• [Exercise brief] Your task is to repeat the entries exactly. Leave the pictures out.

>> begin Exercise input

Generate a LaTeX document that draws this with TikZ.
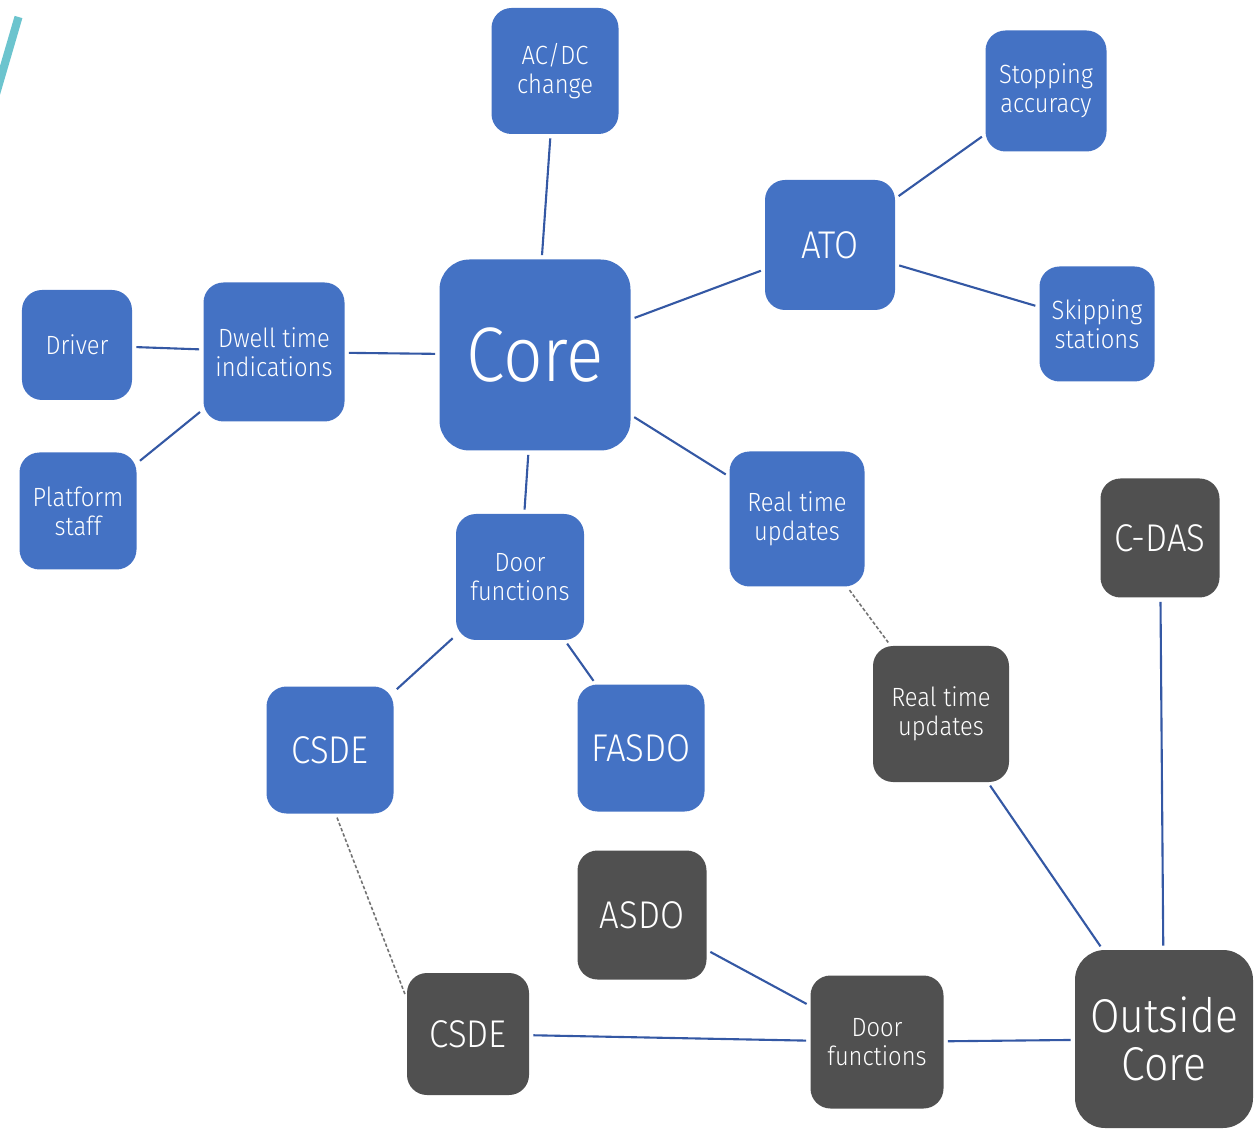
\documentclass[tikz,border=0pt]{standalone}
\usepackage{fontspec}
\setmainfont{Fira Sans Light}[FakeStretch=0.9]
\definecolor{boxblue}{RGB}{68,114,196}
\definecolor{boxgrey}{RGB}{80,80,80}
\definecolor{linkblue}{RGB}{52,88,164}
\definecolor{tickcyan}{RGB}{108,196,206}
\tikzset{
  box/.style={rounded corners=0.4cm, text=white, align=center, inner sep=0pt,
    font=\fontsize{15}{16.5}\selectfont},
  bluebox/.style={box, fill=boxblue},
  greybox/.style={box, fill=boxgrey},
  side/.style={minimum width=#1, minimum height=#1},
  big/.style={font=\fontsize{22}{24}\selectfont},
  link/.style={linkblue, line width=1.2pt, shorten <=0.08cm, shorten >=0.08cm},
  weak/.style={gray!90!black, line width=0.9pt, dash pattern=on 2pt off 1.2pt,
    shorten <=0.08cm, shorten >=0.08cm}
}
\begin{document}
\begin{tikzpicture}
  \useasboundingbox (0,0) rectangle (25.16,-22.58);

  % Cyan tick cut off at the top left
  \draw[tickcyan, line width=4.6pt] (-0.1,-1.95) -- (0.37,-0.34);

  % Core and its branches
  \node[bluebox, side=3.82cm, rounded corners=0.6cm, font=\fontsize{44}{48}\selectfont] (core) at (10.70,-7.10) {Core};
  \node[bluebox, minimum width=2.54cm, minimum height=2.52cm] (acdc) at (11.10,-1.42) {AC/DC\\change};
  \node[bluebox, side=2.60cm, big] (ato) at (16.60,-4.90) {ATO};
  \node[bluebox, side=2.42cm] (stop) at (20.92,-1.82) {Stopping\\accuracy};
  \node[bluebox, side=2.30cm] (skip) at (21.94,-6.48) {Skipping\\stations};
  \node[bluebox, minimum width=2.82cm, minimum height=2.78cm] (dwell) at (5.48,-7.04) {Dwell time\\indications};
  \node[bluebox, side=2.20cm] (driver) at (1.54,-6.90) {Driver};
  \node[bluebox, side=2.34cm] (staff) at (1.56,-10.22) {Platform\\staff};
  \node[bluebox, minimum width=2.56cm, minimum height=2.52cm] (door) at (10.40,-11.54) {Door\\functions};
  \node[bluebox, side=2.70cm] (rtu) at (15.94,-10.38) {Real time\\updates};
  \node[bluebox, side=2.54cm, big] (csde) at (6.60,-15.00) {CSDE};
  \node[bluebox, side=2.54cm, big] (fasdo) at (12.82,-14.96) {FASDO};

  % Outside core
  \node[greybox, side=3.56cm, rounded corners=0.6cm, font=\fontsize{27}{27}\selectfont] (outside) at (23.28,-20.78) {Outside\\Core};
  \node[greybox, side=2.38cm, big] (cdas) at (23.20,-10.76) {C-DAS};
  \node[greybox, side=2.72cm] (rtuout) at (18.82,-14.28) {Real time\\updates};
  \node[greybox, side=2.58cm, big] (asdo) at (12.84,-18.30) {ASDO};
  \node[greybox, side=2.44cm, big] (csdeout) at (9.36,-20.68) {CSDE};
  \node[greybox, side=2.66cm] (doorout) at (17.54,-20.84) {Door\\functions};

  % Links
  \draw[link] (acdc) -- (core);
  \draw[link] (core) -- (ato);
  \draw[link] (ato) -- (stop);
  \draw[link] (ato) -- (skip);
  \draw[link] (core) -- (dwell);
  \draw[link] (dwell) -- (driver);
  \draw[link] (dwell) -- (staff);
  \draw[link] (core) -- (door);
  \draw[link] (core) -- (rtu);
  \draw[link] (door) -- (csde);
  \draw[link] (door) -- (fasdo);
  \draw[link] (rtuout) -- (outside);
  \draw[link] (cdas) -- (outside);
  \draw[link] (asdo) -- (doorout);
  \draw[link] (csdeout) -- (doorout);
  \draw[link] (doorout) -- (outside);

  % Dashed links between the two sides
  \draw[weak] (rtu) -- (rtuout);
  \draw[weak] (csde.-85) -- (csdeout.150);
\end{tikzpicture}
\end{document}
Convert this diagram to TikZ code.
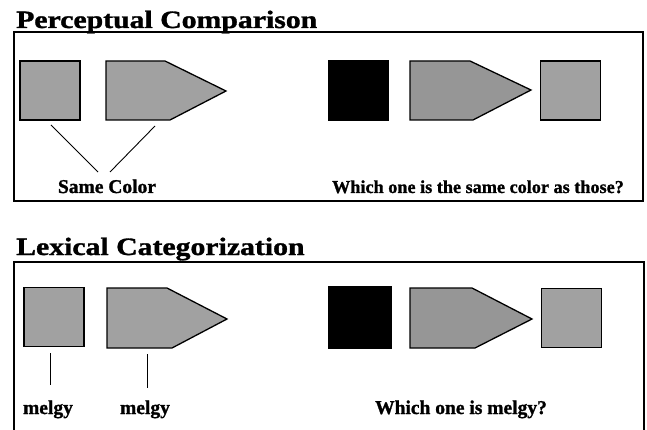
\documentclass[tikz,border=0pt]{standalone}
\usepackage{fontspec}
\setmainfont{Liberation Serif}
\newfontfamily\heavyfont[FakeBold=1.2]{Liberation Serif Bold}
\usepackage{tikz}
\usetikzlibrary{positioning}
\definecolor{shapegray}{gray}{0.63}
\definecolor{darkgray}{gray}{0.59}

\begin{document}
\begin{tikzpicture}[x=1pt,y=-1pt,
  panel/.style={line width=1.4pt},
  sqbox/.style={draw,line width=1.3pt,minimum width=60pt,minimum height=59pt,inner sep=0pt},
  penta/.style={draw,line width=1.3pt,line join=miter},
  tie/.style={line width=0.9pt},
  title/.style={font=\fontsize{25}{25}\selectfont\heavyfont,anchor=base west,inner sep=0pt},
  lbl/.style={font=\fontsize{19.5}{19.5}\selectfont\heavyfont,anchor=base,inner sep=0pt}]
\useasboundingbox (0,0) rectangle (647,430);
% perceptual comparison
\node[title] (ttlA) at (16,28) {\scalebox{1.19}[1]{Perceptual Comparison}};
\draw[panel] (14,32) rectangle (643,201);
\node[sqbox,fill=shapegray] (pcA) at (50,90.5) {};
\draw[penta,fill=shapegray] (106,61) -- (165,61) -- (226,91) -- (170,120) -- (106,120) -- cycle;
\node[sqbox,fill=black] (pcB) at (358.5,90.5) {};
\draw[penta,fill=darkgray] (410,61) -- (470,61) -- (531,90) -- (473,120) -- (410,120) -- cycle;
\node[sqbox,fill=shapegray] (pcC) at (570.5,90.5) {};
\node[lbl] (same) at (107,193) {Same Color};
\node[lbl,font=\fontsize{18.2}{18.2}\selectfont\heavyfont] (askA) at (478,193) {Which one is the same color as those?};
\coordinate (pa1) at (51,125); \coordinate (pb1) at (98,172);
\coordinate (pa2) at (155,126); \coordinate (pb2) at (110,172);
\draw[tie] (pa1) -- (pb1);
\draw[tie] (pa2) -- (pb2);
% lexical categorization
\node[title] (ttlB) at (16,255) {\scalebox{1.19}[1]{Lexical Categorization}};
\draw[panel] (14,430) -- (14,262) -- (644,262) -- (644,430);
\node[sqbox,fill=shapegray] (lcA) at (54,317) {};
\draw[penta,fill=shapegray] (107,288) -- (167,288) -- (227,319) -- (172,348) -- (107,348) -- cycle;
\node[sqbox,fill=black,minimum width=62pt,minimum height=61pt] (lcB) at (360,317.5) {};
\draw[penta,fill=darkgray] (410,288) -- (472,288) -- (532,319) -- (475,348) -- (410,348) -- cycle;
\node[sqbox,fill=shapegray] (lcC) at (571.5,318) {};
\node[lbl] (mA) at (48,414) {melgy};
\node[lbl] (mB) at (145,414) {melgy};
\node[lbl] (askB) at (461,414) {Which one is melgy?};
\foreach \n/\x/\a/\b in {1/50/353/385,2/147/354/388} {
  \coordinate (la\n) at (\x,\a); \coordinate (lb\n) at (\x,\b);
  \draw[tie] (la\n) -- (lb\n);}
\end{tikzpicture}
\end{document}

>> end Exercise input

• [Exercise solution]
Generate a LaTeX document that draws this with TikZ.
\documentclass[tikz,border=0pt]{standalone}
\usepackage{fontspec}
\setmainfont{Fira Sans Light}[FakeStretch=0.9]
\definecolor{boxblue}{RGB}{68,114,196}
\definecolor{boxgrey}{RGB}{80,80,80}
\definecolor{linkblue}{RGB}{52,88,164}
\definecolor{tickcyan}{RGB}{108,196,206}
\tikzset{
  box/.style={rounded corners=0.4cm, text=white, align=center, inner sep=0pt,
    font=\fontsize{15}{16.5}\selectfont},
  bluebox/.style={box, fill=boxblue},
  greybox/.style={box, fill=boxgrey},
  side/.style={minimum width=#1, minimum height=#1},
  big/.style={font=\fontsize{22}{24}\selectfont},
  link/.style={linkblue, line width=1.2pt, shorten <=0.08cm, shorten >=0.08cm},
  weak/.style={gray!90!black, line width=0.9pt, dash pattern=on 2pt off 1.2pt,
    shorten <=0.08cm, shorten >=0.08cm}
}
\begin{document}
\begin{tikzpicture}
  \useasboundingbox (0,0) rectangle (25.16,-22.58);

  % Cyan tick cut off at the top left
  \draw[tickcyan, line width=4.6pt] (-0.1,-1.95) -- (0.37,-0.34);

  % Core and its branches
  \node[bluebox, side=3.82cm, rounded corners=0.6cm, font=\fontsize{44}{48}\selectfont] (core) at (10.70,-7.10) {Core};
  \node[bluebox, minimum width=2.54cm, minimum height=2.52cm] (acdc) at (11.10,-1.42) {AC/DC\\change};
  \node[bluebox, side=2.60cm, big] (ato) at (16.60,-4.90) {ATO};
  \node[bluebox, side=2.42cm] (stop) at (20.92,-1.82) {Stopping\\accuracy};
  \node[bluebox, side=2.30cm] (skip) at (21.94,-6.48) {Skipping\\stations};
  \node[bluebox, minimum width=2.82cm, minimum height=2.78cm] (dwell) at (5.48,-7.04) {Dwell time\\indications};
  \node[bluebox, side=2.20cm] (driver) at (1.54,-6.90) {Driver};
  \node[bluebox, side=2.34cm] (staff) at (1.56,-10.22) {Platform\\staff};
  \node[bluebox, minimum width=2.56cm, minimum height=2.52cm] (door) at (10.40,-11.54) {Door\\functions};
  \node[bluebox, side=2.70cm] (rtu) at (15.94,-10.38) {Real time\\updates};
  \node[bluebox, side=2.54cm, big] (csde) at (6.60,-15.00) {CSDE};
  \node[bluebox, side=2.54cm, big] (fasdo) at (12.82,-14.96) {FASDO};

  % Outside core
  \node[greybox, side=3.56cm, rounded corners=0.6cm, font=\fontsize{27}{27}\selectfont] (outside) at (23.28,-20.78) {Outside\\Core};
  \node[greybox, side=2.38cm, big] (cdas) at (23.20,-10.76) {C-DAS};
  \node[greybox, side=2.72cm] (rtuout) at (18.82,-14.28) {Real time\\updates};
  \node[greybox, side=2.58cm, big] (asdo) at (12.84,-18.30) {ASDO};
  \node[greybox, side=2.44cm, big] (csdeout) at (9.36,-20.68) {CSDE};
  \node[greybox, side=2.66cm] (doorout) at (17.54,-20.84) {Door\\functions};

  % Links
  \draw[link] (acdc) -- (core);
  \draw[link] (core) -- (ato);
  \draw[link] (ato) -- (stop);
  \draw[link] (ato) -- (skip);
  \draw[link] (core) -- (dwell);
  \draw[link] (dwell) -- (driver);
  \draw[link] (dwell) -- (staff);
  \draw[link] (core) -- (door);
  \draw[link] (core) -- (rtu);
  \draw[link] (door) -- (csde);
  \draw[link] (door) -- (fasdo);
  \draw[link] (rtuout) -- (outside);
  \draw[link] (cdas) -- (outside);
  \draw[link] (asdo) -- (doorout);
  \draw[link] (csdeout) -- (doorout);
  \draw[link] (doorout) -- (outside);

  % Dashed links between the two sides
  \draw[weak] (rtu) -- (rtuout);
  \draw[weak] (csde.-85) -- (csdeout.150);
\end{tikzpicture}
\end{document}
Convert this diagram to TikZ code.
\documentclass[tikz,border=0pt]{standalone}
\usepackage{fontspec}
\setmainfont{Liberation Serif}
\newfontfamily\heavyfont[FakeBold=1.2]{Liberation Serif Bold}
\usepackage{tikz}
\usetikzlibrary{positioning}
\definecolor{shapegray}{gray}{0.63}
\definecolor{darkgray}{gray}{0.59}

\begin{document}
\begin{tikzpicture}[x=1pt,y=-1pt,
  panel/.style={line width=1.4pt},
  sqbox/.style={draw,line width=1.3pt,minimum width=60pt,minimum height=59pt,inner sep=0pt},
  penta/.style={draw,line width=1.3pt,line join=miter},
  tie/.style={line width=0.9pt},
  title/.style={font=\fontsize{25}{25}\selectfont\heavyfont,anchor=base west,inner sep=0pt},
  lbl/.style={font=\fontsize{19.5}{19.5}\selectfont\heavyfont,anchor=base,inner sep=0pt}]
\useasboundingbox (0,0) rectangle (647,430);
% perceptual comparison
\node[title] (ttlA) at (16,28) {\scalebox{1.19}[1]{Perceptual Comparison}};
\draw[panel] (14,32) rectangle (643,201);
\node[sqbox,fill=shapegray] (pcA) at (50,90.5) {};
\draw[penta,fill=shapegray] (106,61) -- (165,61) -- (226,91) -- (170,120) -- (106,120) -- cycle;
\node[sqbox,fill=black] (pcB) at (358.5,90.5) {};
\draw[penta,fill=darkgray] (410,61) -- (470,61) -- (531,90) -- (473,120) -- (410,120) -- cycle;
\node[sqbox,fill=shapegray] (pcC) at (570.5,90.5) {};
\node[lbl] (same) at (107,193) {Same Color};
\node[lbl,font=\fontsize{18.2}{18.2}\selectfont\heavyfont] (askA) at (478,193) {Which one is the same color as those?};
\coordinate (pa1) at (51,125); \coordinate (pb1) at (98,172);
\coordinate (pa2) at (155,126); \coordinate (pb2) at (110,172);
\draw[tie] (pa1) -- (pb1);
\draw[tie] (pa2) -- (pb2);
% lexical categorization
\node[title] (ttlB) at (16,255) {\scalebox{1.19}[1]{Lexical Categorization}};
\draw[panel] (14,430) -- (14,262) -- (644,262) -- (644,430);
\node[sqbox,fill=shapegray] (lcA) at (54,317) {};
\draw[penta,fill=shapegray] (107,288) -- (167,288) -- (227,319) -- (172,348) -- (107,348) -- cycle;
\node[sqbox,fill=black,minimum width=62pt,minimum height=61pt] (lcB) at (360,317.5) {};
\draw[penta,fill=darkgray] (410,288) -- (472,288) -- (532,319) -- (475,348) -- (410,348) -- cycle;
\node[sqbox,fill=shapegray] (lcC) at (571.5,318) {};
\node[lbl] (mA) at (48,414) {melgy};
\node[lbl] (mB) at (145,414) {melgy};
\node[lbl] (askB) at (461,414) {Which one is melgy?};
\foreach \n/\x/\a/\b in {1/50/353/385,2/147/354/388} {
  \coordinate (la\n) at (\x,\a); \coordinate (lb\n) at (\x,\b);
  \draw[tie] (la\n) -- (lb\n);}
\end{tikzpicture}
\end{document}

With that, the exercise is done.